- **WHAT YOU ARE ASKED TO DO**
The listing below must be repeated word for word, with its images excluded.

- **STORED DATA**
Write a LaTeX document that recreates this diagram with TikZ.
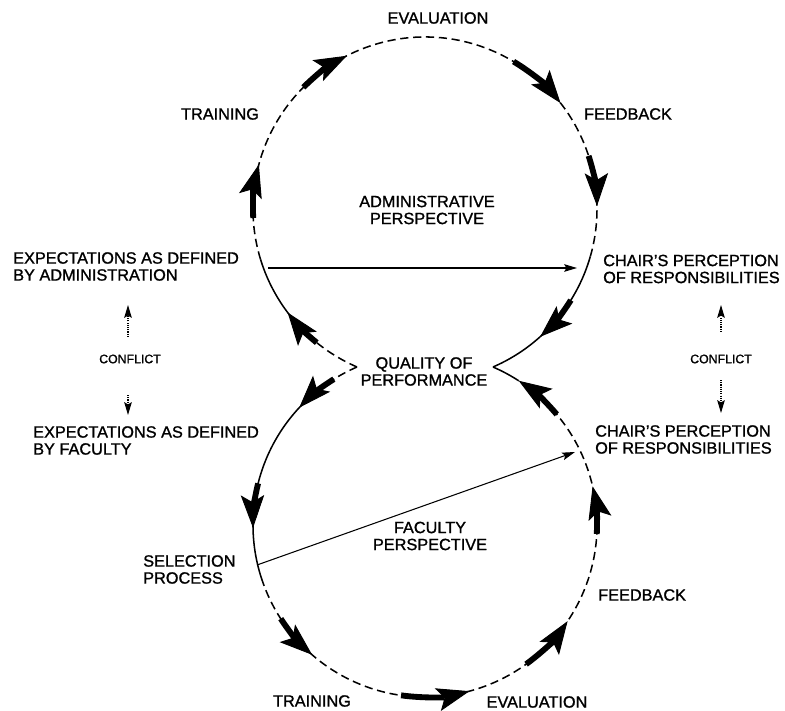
\documentclass[tikz,border=0pt]{standalone}
\usepackage{fontspec}
\setmainfont{Liberation Sans}[BoldFont={Liberation Sans},BoldFeatures={FakeBold=1.2}]
\usetikzlibrary{arrows.meta,calc}
\begin{document}
\begin{tikzpicture}[x=0.03cm,y=-0.03cm,
  txt/.style={inner sep=0pt, font=\fontsize{13.9}{14.5}\selectfont\bfseries, align=center},
  lefttxt/.style={txt, align=left, anchor=west},
  smalltxt/.style={inner sep=0pt, font=\fontsize{10.5}{12}\selectfont\bfseries},
  ring/.style={line width=1.3pt},
  ringdash/.style={ring, dash pattern=on 7pt off 4pt},
  cyclearrow/.style={line width=5pt, -{Stealth[length=28pt,width=20pt,inset=6pt,line width=0.8pt]}},
  linkarrow/.style={line width=0.9pt, -{Stealth[length=11pt,width=6.5pt,inset=2pt]}},
  conflictarrow/.style={line width=0.9pt, densely dotted, -{Stealth[length=11pt,width=6.5pt,inset=2pt]}}]

\useasboundingbox (0,0) rectangle (785,711);

% centres of the two loops
\coordinate (T) at (425,209);
\coordinate (B) at (425,525);
\def\R{172}
\newcommand\loopcurve[4]{\draw[#1] ($(#2)+(#3:\R)$) arc[start angle=#3, end angle=#4, radius=\R];}
\newcommand\looparrow[3]{\draw[cyclearrow] ($(#1)+(#2:\R)$) arc[start angle=#2, end angle=#3, radius=\R];}

% upper loop (administrative)
\loopcurve{ringdash}{T}{113.3}{131}
\loopcurve{ring}{T}{131}{163}
\loopcurve{ringdash}{T}{163}{376}
\loopcurve{ring}{T}{376}{426.7}
\looparrow{T}{177}{195}
\looparrow{T}{225}{243}
\looparrow{T}{301}{322}
\looparrow{T}{342}{359}
\looparrow{T}{392}{408}
\looparrow{T}{129}{143}

% lower loop (faculty)
\loopcurve{ringdash}{B}{246.7}{237.6}
\loopcurve{ring}{B}{237.6}{162}
\loopcurve{ringdash}{B}{162}{-57}
\loopcurve{ring}{B}{-57}{-66.7}
\looparrow{B}{238}{223}
\looparrow{B}{194}{179}
\looparrow{B}{147}{131}
\looparrow{B}{98}{75}
\looparrow{B}{54}{34}
\looparrow{B}{3}{-13}
\looparrow{B}{-40}{-57}

% labels
\node[txt] (evalTop) at (438,18) {EVALUATION};
\node[txt] (trainTop) at (220,114) {TRAINING};
\node[txt] (feedTop) at (628,114) {FEEDBACK};
\node[txt] (admin) at (427,210) {ADMINISTRATIVE\\PERSPECTIVE};
\node[lefttxt] (expA) at (13,266.5) {EXPECTATIONS AS DEFINED\\BY ADMINISTRATION};
\node[lefttxt] (chairA) at (603,269) {CHAIR'S PERCEPTION\\OF RESPONSIBILITIES};
\node[smalltxt] (conflictL) at (130,359) {CONFLICT};
\node[smalltxt] (conflictR) at (721,359) {CONFLICT};
\node[txt] (quality) at (424,371.5) {QUALITY OF\\PERFORMANCE};
\node[lefttxt] (expF) at (33,440.5) {EXPECTATIONS AS DEFINED\\BY FACULTY};
\node[lefttxt] (chairF) at (595,439.5) {CHAIR'S PERCEPTION\\OF RESPONSIBILITIES};
\node[txt] (faculty) at (430,536) {FACULTY\\PERSPECTIVE};
\node[lefttxt] (selection) at (143,569.5) {SELECTION\\PROCESS};
\node[lefttxt] (feedBot) at (598,595) {FEEDBACK};
\node[txt] (trainBot) at (312,701) {TRAINING};
\node[txt] (evalBot) at (537,702) {EVALUATION};

% straight connectors across the loops
\coordinate (hA) at (268,268);
\coordinate (hB) at (577,268);
\draw[linkarrow] (hA) -- (hB);
\coordinate (dA) at (257,565);
\coordinate (dB) at (575,452);
\draw[linkarrow] (dA) -- (dB);

% conflict markers
\coordinate (cLu0) at (128,337); \coordinate (cLu1) at (128,305);
\coordinate (cLd0) at (128,395); \coordinate (cLd1) at (128,415);
\coordinate (cRu0) at (721,332); \coordinate (cRu1) at (721,305);
\coordinate (cRd0) at (721,380); \coordinate (cRd1) at (721,413);
\draw[conflictarrow] (cLu0) -- (cLu1);
\draw[conflictarrow] (cLd0) -- (cLd1);
\draw[conflictarrow] (cRu0) -- (cRu1);
\draw[conflictarrow] (cRd0) -- (cRd1);
\end{tikzpicture}
\end{document}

- **COMPLETED EXERCISE**
Write a LaTeX document that recreates this diagram with TikZ.
\documentclass[tikz,border=0pt]{standalone}
\usepackage{fontspec}
\setmainfont{Liberation Sans}[BoldFont={Liberation Sans},BoldFeatures={FakeBold=1.2}]
\usetikzlibrary{arrows.meta,calc}
\begin{document}
\begin{tikzpicture}[x=0.03cm,y=-0.03cm,
  txt/.style={inner sep=0pt, font=\fontsize{13.9}{14.5}\selectfont\bfseries, align=center},
  lefttxt/.style={txt, align=left, anchor=west},
  smalltxt/.style={inner sep=0pt, font=\fontsize{10.5}{12}\selectfont\bfseries},
  ring/.style={line width=1.3pt},
  ringdash/.style={ring, dash pattern=on 7pt off 4pt},
  cyclearrow/.style={line width=5pt, -{Stealth[length=28pt,width=20pt,inset=6pt,line width=0.8pt]}},
  linkarrow/.style={line width=0.9pt, -{Stealth[length=11pt,width=6.5pt,inset=2pt]}},
  conflictarrow/.style={line width=0.9pt, densely dotted, -{Stealth[length=11pt,width=6.5pt,inset=2pt]}}]

\useasboundingbox (0,0) rectangle (785,711);

% centres of the two loops
\coordinate (T) at (425,209);
\coordinate (B) at (425,525);
\def\R{172}
\newcommand\loopcurve[4]{\draw[#1] ($(#2)+(#3:\R)$) arc[start angle=#3, end angle=#4, radius=\R];}
\newcommand\looparrow[3]{\draw[cyclearrow] ($(#1)+(#2:\R)$) arc[start angle=#2, end angle=#3, radius=\R];}

% upper loop (administrative)
\loopcurve{ringdash}{T}{113.3}{131}
\loopcurve{ring}{T}{131}{163}
\loopcurve{ringdash}{T}{163}{376}
\loopcurve{ring}{T}{376}{426.7}
\looparrow{T}{177}{195}
\looparrow{T}{225}{243}
\looparrow{T}{301}{322}
\looparrow{T}{342}{359}
\looparrow{T}{392}{408}
\looparrow{T}{129}{143}

% lower loop (faculty)
\loopcurve{ringdash}{B}{246.7}{237.6}
\loopcurve{ring}{B}{237.6}{162}
\loopcurve{ringdash}{B}{162}{-57}
\loopcurve{ring}{B}{-57}{-66.7}
\looparrow{B}{238}{223}
\looparrow{B}{194}{179}
\looparrow{B}{147}{131}
\looparrow{B}{98}{75}
\looparrow{B}{54}{34}
\looparrow{B}{3}{-13}
\looparrow{B}{-40}{-57}

% labels
\node[txt] (evalTop) at (438,18) {EVALUATION};
\node[txt] (trainTop) at (220,114) {TRAINING};
\node[txt] (feedTop) at (628,114) {FEEDBACK};
\node[txt] (admin) at (427,210) {ADMINISTRATIVE\\PERSPECTIVE};
\node[lefttxt] (expA) at (13,266.5) {EXPECTATIONS AS DEFINED\\BY ADMINISTRATION};
\node[lefttxt] (chairA) at (603,269) {CHAIR'S PERCEPTION\\OF RESPONSIBILITIES};
\node[smalltxt] (conflictL) at (130,359) {CONFLICT};
\node[smalltxt] (conflictR) at (721,359) {CONFLICT};
\node[txt] (quality) at (424,371.5) {QUALITY OF\\PERFORMANCE};
\node[lefttxt] (expF) at (33,440.5) {EXPECTATIONS AS DEFINED\\BY FACULTY};
\node[lefttxt] (chairF) at (595,439.5) {CHAIR'S PERCEPTION\\OF RESPONSIBILITIES};
\node[txt] (faculty) at (430,536) {FACULTY\\PERSPECTIVE};
\node[lefttxt] (selection) at (143,569.5) {SELECTION\\PROCESS};
\node[lefttxt] (feedBot) at (598,595) {FEEDBACK};
\node[txt] (trainBot) at (312,701) {TRAINING};
\node[txt] (evalBot) at (537,702) {EVALUATION};

% straight connectors across the loops
\coordinate (hA) at (268,268);
\coordinate (hB) at (577,268);
\draw[linkarrow] (hA) -- (hB);
\coordinate (dA) at (257,565);
\coordinate (dB) at (575,452);
\draw[linkarrow] (dA) -- (dB);

% conflict markers
\coordinate (cLu0) at (128,337); \coordinate (cLu1) at (128,305);
\coordinate (cLd0) at (128,395); \coordinate (cLd1) at (128,415);
\coordinate (cRu0) at (721,332); \coordinate (cRu1) at (721,305);
\coordinate (cRd0) at (721,380); \coordinate (cRd1) at (721,413);
\draw[conflictarrow] (cLu0) -- (cLu1);
\draw[conflictarrow] (cLd0) -- (cLd1);
\draw[conflictarrow] (cRu0) -- (cRu1);
\draw[conflictarrow] (cRd0) -- (cRd1);
\end{tikzpicture}
\end{document}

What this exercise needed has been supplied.